Officials: Few Traffic Accidents This Pchum Ben

Cambodians took to the country’s roads over the weekend, traveling home for Pchum Ben, but police reported Sunday that unlike previous years, there have been no serious traffic accidents.

According to Pen Khun, statistics officer for the Phnom Penh traffic police, there have been no traffic accidents in the capital reported to his office since Friday.

“Now the town is very quiet, and there has been no traffic accident for these three days because we are all good Buddhists—so we don’t get drunk these days,” he said by telephone Sunday.

However, two reporters witnessed an accident Saturday night with an injured person lying on the road on Norodom Boulevard in front of the Interior Ministry.

Upon hearing this, Pen Khun said that it would take a little time for district police to report accidents occurring over Pchum Ben.

“Here the situation is good; there is neither crime, nor traffic accidents,” said Sihanoukville municipal police chief Tak Van­tha, adding there were many accidents last year but declined to give numbers.

In Siem Reap, six accidents caused minor injuries to eight people, provincial traffic police chief Tong Sokhun said.

Should the number of reported accidents remain low, it will go against the norm of previous Pchum Ben holidays. In 2007, officials reported 36 traffic deaths and said at the time the death rate was similar in 2006.

Pchum Ben, Khmer New Year and Water Festival usually see a sharp increase in road casualties, said Sann Socheata, road safety manager at Handicap International Belgium.

“The main cause[s] are drunk driving, overloading and speeding,” she said by telephone Sunday.

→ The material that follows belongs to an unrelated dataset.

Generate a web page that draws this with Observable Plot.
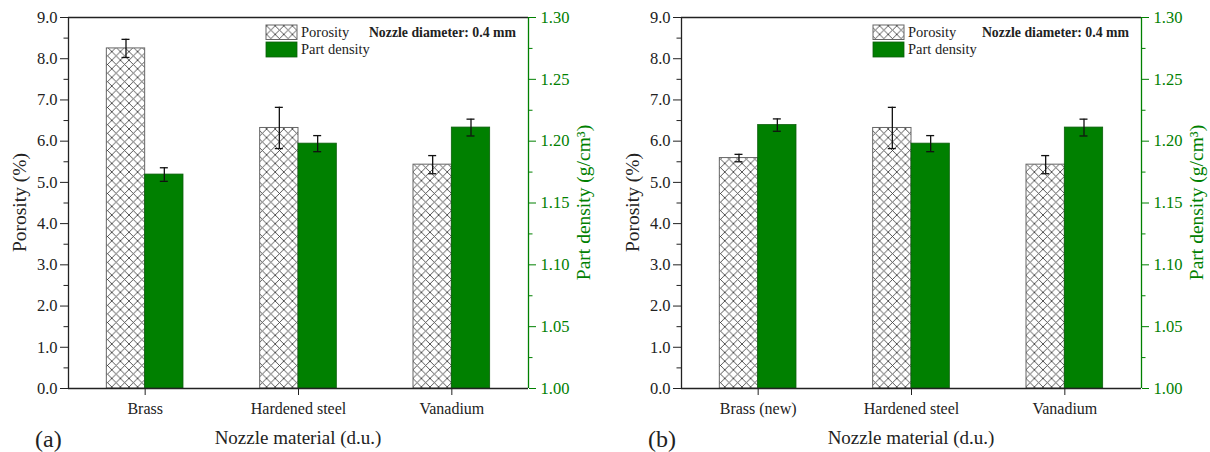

Despite an apparent drop in serious accidents, traffic congestion was a problem Friday and Saturday.

“There was some traffic jam on national roads 1, 2, 5 and 6 because most people left Phnom Penh at the same time,” said Phnom Penh municipal police chief Touch Naruth.

At the Neak Loeung ferry crossing in Kandal province, traffic was backed up 3 km Saturday, according to ferry Director Seng Chhuon.

“Drivers waited about eight hours to board the ferry,” he said by telephone Sunday.